Records contained in a dataset
--- Begin ---

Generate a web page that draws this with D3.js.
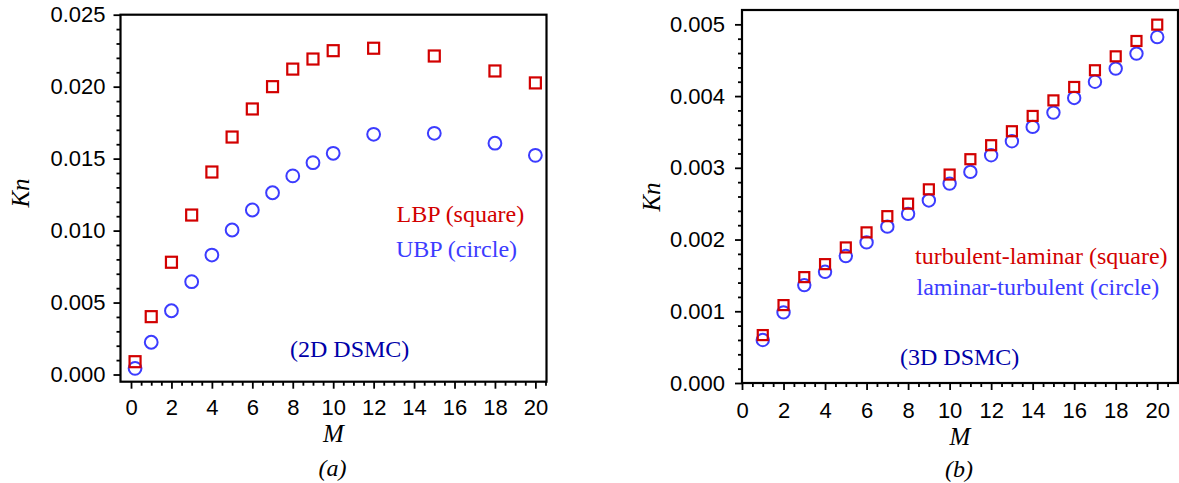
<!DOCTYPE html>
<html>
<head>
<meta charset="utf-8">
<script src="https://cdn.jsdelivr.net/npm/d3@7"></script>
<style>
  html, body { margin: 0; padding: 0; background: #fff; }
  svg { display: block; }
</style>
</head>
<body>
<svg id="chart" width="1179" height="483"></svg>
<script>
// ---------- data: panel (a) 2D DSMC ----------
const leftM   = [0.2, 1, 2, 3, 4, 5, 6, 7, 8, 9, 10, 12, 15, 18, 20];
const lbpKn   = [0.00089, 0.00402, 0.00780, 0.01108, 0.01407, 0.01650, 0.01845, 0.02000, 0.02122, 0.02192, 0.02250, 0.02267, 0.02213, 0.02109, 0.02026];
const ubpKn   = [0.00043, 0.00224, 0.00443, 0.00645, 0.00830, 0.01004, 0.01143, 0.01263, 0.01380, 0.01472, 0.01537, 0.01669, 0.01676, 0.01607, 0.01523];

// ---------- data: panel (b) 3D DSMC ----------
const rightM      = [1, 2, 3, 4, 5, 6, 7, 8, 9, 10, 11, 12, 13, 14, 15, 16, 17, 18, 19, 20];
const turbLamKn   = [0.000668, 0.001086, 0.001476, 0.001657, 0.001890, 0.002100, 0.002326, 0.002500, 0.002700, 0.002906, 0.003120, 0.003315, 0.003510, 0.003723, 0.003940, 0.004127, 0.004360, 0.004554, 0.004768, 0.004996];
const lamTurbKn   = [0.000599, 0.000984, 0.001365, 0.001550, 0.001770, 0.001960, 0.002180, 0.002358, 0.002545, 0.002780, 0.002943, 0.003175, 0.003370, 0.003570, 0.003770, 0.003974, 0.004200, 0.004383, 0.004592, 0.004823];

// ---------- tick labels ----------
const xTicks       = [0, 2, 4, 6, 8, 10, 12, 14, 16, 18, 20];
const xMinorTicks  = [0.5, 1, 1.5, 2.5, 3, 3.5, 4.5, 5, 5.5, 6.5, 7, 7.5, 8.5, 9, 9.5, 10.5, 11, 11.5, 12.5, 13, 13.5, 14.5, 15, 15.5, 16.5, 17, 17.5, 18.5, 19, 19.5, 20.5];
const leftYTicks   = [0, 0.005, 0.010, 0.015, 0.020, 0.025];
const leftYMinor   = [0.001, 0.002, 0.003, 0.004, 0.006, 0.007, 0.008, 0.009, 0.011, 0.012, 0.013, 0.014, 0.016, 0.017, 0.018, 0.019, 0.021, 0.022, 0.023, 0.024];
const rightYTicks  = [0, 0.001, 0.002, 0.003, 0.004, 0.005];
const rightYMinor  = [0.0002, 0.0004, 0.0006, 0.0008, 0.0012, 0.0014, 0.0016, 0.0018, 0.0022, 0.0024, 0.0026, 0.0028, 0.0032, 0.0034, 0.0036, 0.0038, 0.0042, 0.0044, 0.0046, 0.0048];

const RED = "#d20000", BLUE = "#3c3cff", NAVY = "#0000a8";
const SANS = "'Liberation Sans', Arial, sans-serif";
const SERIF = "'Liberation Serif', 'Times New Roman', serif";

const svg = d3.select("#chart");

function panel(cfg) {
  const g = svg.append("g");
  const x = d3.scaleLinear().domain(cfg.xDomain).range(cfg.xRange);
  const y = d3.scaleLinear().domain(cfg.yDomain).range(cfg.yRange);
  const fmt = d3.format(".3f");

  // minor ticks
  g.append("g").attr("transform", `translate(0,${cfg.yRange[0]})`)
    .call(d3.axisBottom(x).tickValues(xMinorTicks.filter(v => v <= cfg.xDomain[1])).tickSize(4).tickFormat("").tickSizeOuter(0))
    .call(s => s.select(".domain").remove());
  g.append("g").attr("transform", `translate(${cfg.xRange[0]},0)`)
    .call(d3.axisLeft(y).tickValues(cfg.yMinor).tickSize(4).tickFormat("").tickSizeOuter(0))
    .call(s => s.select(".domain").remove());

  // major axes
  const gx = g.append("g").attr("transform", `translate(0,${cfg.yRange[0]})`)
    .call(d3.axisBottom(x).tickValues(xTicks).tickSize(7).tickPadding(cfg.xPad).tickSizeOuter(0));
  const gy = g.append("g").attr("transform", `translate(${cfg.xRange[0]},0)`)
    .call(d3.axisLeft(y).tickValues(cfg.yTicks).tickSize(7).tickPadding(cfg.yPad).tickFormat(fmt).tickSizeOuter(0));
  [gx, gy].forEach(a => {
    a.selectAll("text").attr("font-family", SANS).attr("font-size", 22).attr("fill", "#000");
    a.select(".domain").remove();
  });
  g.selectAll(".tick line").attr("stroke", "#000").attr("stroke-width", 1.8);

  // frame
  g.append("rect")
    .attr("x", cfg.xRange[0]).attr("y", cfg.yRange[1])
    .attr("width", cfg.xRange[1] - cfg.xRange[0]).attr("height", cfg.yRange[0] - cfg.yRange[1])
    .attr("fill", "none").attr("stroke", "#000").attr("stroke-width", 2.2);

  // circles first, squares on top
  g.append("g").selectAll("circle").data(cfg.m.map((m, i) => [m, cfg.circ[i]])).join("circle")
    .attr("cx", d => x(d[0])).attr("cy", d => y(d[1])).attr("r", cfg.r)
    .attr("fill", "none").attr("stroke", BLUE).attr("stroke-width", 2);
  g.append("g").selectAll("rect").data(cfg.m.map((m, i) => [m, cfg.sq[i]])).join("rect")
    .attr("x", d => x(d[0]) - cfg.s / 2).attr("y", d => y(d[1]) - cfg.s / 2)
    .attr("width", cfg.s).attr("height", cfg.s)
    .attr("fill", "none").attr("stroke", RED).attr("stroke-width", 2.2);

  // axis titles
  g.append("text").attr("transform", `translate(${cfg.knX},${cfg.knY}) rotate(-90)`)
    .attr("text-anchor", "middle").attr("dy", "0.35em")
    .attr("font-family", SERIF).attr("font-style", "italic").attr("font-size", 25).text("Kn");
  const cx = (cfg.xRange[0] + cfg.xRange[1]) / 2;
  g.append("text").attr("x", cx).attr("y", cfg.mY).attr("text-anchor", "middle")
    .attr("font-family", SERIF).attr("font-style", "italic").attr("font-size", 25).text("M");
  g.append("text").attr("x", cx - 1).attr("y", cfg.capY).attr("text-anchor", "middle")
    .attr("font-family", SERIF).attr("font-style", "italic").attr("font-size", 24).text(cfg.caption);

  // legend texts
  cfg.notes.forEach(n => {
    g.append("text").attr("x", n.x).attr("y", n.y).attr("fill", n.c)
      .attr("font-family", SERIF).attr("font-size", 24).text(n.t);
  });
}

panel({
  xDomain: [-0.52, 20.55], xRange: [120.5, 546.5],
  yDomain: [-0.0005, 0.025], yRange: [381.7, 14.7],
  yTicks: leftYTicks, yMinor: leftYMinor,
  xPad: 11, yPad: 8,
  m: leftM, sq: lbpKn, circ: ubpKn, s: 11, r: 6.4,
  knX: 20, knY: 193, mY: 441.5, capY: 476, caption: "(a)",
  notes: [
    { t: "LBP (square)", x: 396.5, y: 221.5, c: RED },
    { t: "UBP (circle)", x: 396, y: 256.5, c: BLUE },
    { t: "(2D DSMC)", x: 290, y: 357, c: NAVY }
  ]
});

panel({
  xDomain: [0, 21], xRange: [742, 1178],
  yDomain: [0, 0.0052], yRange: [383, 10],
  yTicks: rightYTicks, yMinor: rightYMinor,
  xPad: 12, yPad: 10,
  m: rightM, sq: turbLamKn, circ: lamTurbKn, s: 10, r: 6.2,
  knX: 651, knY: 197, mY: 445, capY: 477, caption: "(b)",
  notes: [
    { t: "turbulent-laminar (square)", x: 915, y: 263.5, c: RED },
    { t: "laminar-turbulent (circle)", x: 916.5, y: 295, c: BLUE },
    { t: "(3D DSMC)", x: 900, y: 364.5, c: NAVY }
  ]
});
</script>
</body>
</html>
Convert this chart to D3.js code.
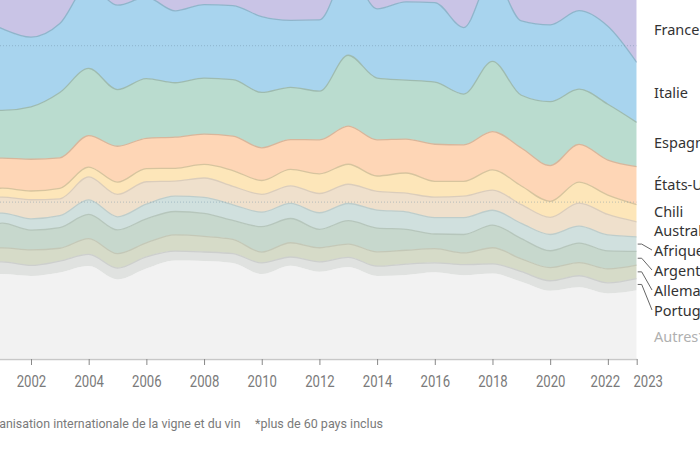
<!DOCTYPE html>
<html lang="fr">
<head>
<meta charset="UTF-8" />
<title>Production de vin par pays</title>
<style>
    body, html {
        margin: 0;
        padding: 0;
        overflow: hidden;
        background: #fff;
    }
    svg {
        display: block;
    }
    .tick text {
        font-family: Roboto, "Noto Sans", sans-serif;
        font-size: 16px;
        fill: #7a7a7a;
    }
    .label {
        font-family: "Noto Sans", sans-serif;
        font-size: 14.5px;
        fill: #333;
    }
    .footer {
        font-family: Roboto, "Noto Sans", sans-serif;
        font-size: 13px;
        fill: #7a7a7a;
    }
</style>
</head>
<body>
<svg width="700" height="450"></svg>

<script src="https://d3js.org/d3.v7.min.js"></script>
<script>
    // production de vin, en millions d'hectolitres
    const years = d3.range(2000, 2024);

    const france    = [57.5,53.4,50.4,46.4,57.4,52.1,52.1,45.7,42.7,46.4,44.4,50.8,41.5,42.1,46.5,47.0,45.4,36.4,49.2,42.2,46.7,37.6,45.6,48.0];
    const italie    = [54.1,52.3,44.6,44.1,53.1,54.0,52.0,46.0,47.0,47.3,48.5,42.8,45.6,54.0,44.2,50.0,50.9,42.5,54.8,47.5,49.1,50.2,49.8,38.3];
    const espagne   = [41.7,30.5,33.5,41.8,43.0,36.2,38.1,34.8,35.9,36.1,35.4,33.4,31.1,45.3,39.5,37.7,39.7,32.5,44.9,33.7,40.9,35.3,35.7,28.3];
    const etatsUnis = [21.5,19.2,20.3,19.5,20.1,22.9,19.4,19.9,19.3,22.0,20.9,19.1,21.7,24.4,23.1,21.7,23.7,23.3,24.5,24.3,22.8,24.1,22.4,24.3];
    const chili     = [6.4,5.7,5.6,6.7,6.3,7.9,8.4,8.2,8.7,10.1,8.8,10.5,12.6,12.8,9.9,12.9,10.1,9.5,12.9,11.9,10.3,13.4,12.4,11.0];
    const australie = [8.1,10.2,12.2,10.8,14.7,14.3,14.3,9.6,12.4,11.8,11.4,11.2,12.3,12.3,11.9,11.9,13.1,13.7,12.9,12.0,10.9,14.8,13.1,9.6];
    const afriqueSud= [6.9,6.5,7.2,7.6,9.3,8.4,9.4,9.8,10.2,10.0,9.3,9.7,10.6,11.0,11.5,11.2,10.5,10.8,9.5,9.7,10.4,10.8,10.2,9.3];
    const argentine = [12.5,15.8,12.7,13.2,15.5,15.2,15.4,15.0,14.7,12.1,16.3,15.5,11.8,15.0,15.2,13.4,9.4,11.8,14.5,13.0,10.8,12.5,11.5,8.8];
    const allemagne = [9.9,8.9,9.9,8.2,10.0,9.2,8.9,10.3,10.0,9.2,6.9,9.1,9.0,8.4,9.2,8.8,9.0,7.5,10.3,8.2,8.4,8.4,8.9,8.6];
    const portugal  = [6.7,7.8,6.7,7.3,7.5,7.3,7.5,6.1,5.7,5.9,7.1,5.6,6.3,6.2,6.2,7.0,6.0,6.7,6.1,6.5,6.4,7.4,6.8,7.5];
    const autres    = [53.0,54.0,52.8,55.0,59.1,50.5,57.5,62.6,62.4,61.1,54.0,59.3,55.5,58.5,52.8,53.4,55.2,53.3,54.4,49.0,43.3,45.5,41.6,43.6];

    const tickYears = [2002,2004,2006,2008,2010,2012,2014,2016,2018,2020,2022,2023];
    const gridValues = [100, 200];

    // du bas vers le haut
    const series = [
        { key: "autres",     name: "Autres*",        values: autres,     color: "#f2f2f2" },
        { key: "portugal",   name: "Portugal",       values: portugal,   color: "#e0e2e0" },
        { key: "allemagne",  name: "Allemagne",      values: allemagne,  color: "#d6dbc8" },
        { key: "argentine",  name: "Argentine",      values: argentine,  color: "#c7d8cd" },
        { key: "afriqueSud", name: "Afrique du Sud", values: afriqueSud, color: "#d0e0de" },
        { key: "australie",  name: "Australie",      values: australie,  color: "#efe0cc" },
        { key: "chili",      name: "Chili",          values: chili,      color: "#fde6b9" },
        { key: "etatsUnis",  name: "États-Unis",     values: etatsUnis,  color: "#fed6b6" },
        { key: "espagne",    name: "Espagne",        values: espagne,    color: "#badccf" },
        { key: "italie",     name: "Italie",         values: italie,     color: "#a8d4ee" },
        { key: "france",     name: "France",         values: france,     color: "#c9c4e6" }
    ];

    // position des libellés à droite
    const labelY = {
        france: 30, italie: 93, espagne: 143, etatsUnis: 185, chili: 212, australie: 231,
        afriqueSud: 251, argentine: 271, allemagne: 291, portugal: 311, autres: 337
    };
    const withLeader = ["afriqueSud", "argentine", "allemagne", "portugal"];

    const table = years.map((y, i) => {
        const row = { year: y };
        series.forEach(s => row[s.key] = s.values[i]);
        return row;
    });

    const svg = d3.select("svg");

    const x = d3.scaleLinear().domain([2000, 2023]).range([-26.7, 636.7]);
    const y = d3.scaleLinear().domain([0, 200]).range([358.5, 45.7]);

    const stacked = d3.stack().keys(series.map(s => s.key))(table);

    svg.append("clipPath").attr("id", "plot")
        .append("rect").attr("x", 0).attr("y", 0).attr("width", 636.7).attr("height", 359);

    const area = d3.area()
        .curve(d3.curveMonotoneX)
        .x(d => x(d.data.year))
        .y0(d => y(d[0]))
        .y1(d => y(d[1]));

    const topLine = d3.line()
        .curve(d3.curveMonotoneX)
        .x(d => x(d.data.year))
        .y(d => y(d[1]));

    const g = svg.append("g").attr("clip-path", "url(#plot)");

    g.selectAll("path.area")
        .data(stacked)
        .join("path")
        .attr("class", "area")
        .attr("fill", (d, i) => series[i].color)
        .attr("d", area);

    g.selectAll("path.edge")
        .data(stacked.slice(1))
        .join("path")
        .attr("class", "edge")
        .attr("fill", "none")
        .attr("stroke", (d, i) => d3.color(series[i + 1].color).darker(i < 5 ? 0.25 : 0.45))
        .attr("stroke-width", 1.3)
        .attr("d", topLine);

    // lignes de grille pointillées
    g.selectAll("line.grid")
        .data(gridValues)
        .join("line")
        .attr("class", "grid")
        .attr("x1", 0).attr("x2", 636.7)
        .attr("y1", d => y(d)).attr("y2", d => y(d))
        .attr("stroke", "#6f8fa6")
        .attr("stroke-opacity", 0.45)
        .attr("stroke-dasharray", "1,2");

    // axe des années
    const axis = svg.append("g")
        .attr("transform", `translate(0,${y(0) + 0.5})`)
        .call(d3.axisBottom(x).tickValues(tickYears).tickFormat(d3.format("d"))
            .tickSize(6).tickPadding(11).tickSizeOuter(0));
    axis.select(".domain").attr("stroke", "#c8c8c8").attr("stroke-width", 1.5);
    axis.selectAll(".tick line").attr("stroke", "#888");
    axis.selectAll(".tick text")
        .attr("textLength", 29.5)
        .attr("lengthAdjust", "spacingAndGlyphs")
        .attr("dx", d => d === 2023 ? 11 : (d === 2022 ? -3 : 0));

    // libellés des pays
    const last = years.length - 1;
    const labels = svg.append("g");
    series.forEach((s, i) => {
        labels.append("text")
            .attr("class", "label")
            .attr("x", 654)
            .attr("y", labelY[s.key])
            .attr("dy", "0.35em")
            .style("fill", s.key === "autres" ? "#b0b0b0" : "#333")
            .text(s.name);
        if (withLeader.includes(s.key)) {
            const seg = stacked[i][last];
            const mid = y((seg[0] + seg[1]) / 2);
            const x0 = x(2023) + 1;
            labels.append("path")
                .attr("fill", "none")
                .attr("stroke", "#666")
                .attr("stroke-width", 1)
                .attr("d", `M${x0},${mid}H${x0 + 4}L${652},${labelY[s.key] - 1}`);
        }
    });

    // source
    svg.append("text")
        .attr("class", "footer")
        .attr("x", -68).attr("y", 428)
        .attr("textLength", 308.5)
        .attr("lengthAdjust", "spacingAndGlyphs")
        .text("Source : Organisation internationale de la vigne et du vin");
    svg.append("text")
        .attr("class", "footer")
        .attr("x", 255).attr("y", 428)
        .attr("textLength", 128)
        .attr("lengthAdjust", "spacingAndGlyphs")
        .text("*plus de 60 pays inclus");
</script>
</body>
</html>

--- End ---

DIRECTIONS FOR THIS TASK
Please return, exactly as written, the lines from the first line of the records above through the line containing "0.01676, 0.01607, 0.01523];", both included, leaving out any pictures.

ANSWER FOR THIS EXERCISE
Generate a web page that draws this with D3.js.
<!DOCTYPE html>
<html>
<head>
<meta charset="utf-8">
<script src="https://cdn.jsdelivr.net/npm/d3@7"></script>
<style>
  html, body { margin: 0; padding: 0; background: #fff; }
  svg { display: block; }
</style>
</head>
<body>
<svg id="chart" width="1179" height="483"></svg>
<script>
// ---------- data: panel (a) 2D DSMC ----------
const leftM   = [0.2, 1, 2, 3, 4, 5, 6, 7, 8, 9, 10, 12, 15, 18, 20];
const lbpKn   = [0.00089, 0.00402, 0.00780, 0.01108, 0.01407, 0.01650, 0.01845, 0.02000, 0.02122, 0.02192, 0.02250, 0.02267, 0.02213, 0.02109, 0.02026];
const ubpKn   = [0.00043, 0.00224, 0.00443, 0.00645, 0.00830, 0.01004, 0.01143, 0.01263, 0.01380, 0.01472, 0.01537, 0.01669, 0.01676, 0.01607, 0.01523];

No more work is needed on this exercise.